Changeset 442, implicit Vs explicit

Walter Bright newshound1 at digitalmars.com
Tue Apr 27 07:50:58 PDT 2010


bearophile wrote:
> Walter Bright:
>> The idea is that for long arrays, often only the start of it needs 
>> initialization to anything but 0.
> 
> I got the idea well, but my idea is that it's bug-prone syntax, because it's
> partially implicit (I have put a bug in a program of mine because of that
> syntax). How often do you need that? Is such frequency worth the risk?
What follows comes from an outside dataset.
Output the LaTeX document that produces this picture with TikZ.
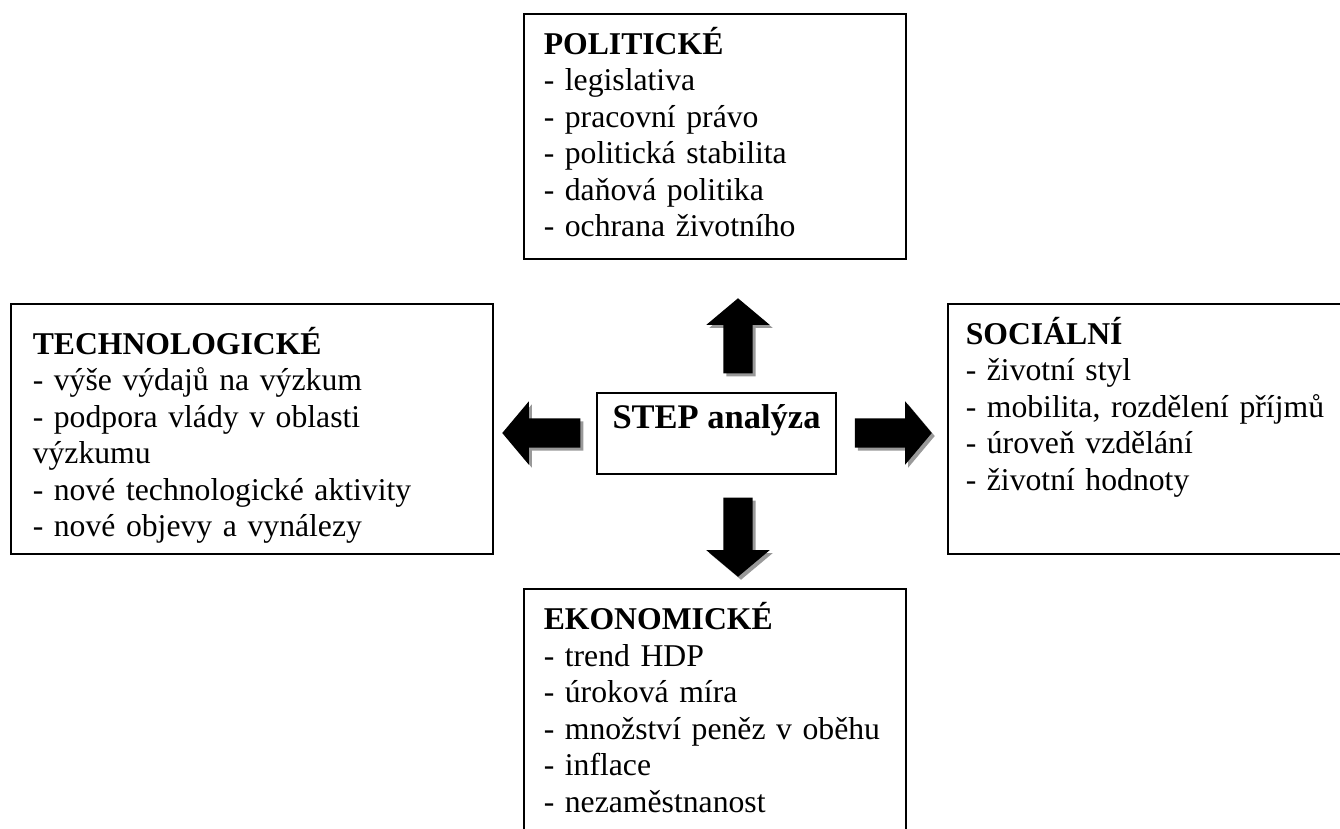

Can
> you tell me some cases?

I have used it, though I use statically initialized arrays at all very rarely. 
An example is the _ctype[] array which leaves the upper 128 entries unspecified, 
and therefore 0.

> I have not had to use it so far :-) And the syntax
> like the arr[$] = [...] can avoid some of those bugs because you don't need
> to count items.
> 
> And even if you are right, and it's a common need (other people here can
> confirm), then I am asking for an explicit syntax to ask for a partial
> initialization, to avoid bugs.

Anytime you statically initialize an array with more than a small number of values,
it's bug-prone, even if the number of elements match the dimension. There's no check
against transposing entries, or mis-typing the entries themselves.

Your options are to either write unit tests for the table, or have the table 
generated by another program.

Dmd uses program-generated tables for this reason.

>> C99 supports it as well.<
> 
> C is known to be the less safe language among the ones used today (today
> people use C, Java, C++, C#, VB, JavaScript, PHP, Python, Perl, Ruby, Delphi,
> etc).

I know, I just wished to point out that it was not a unique language element.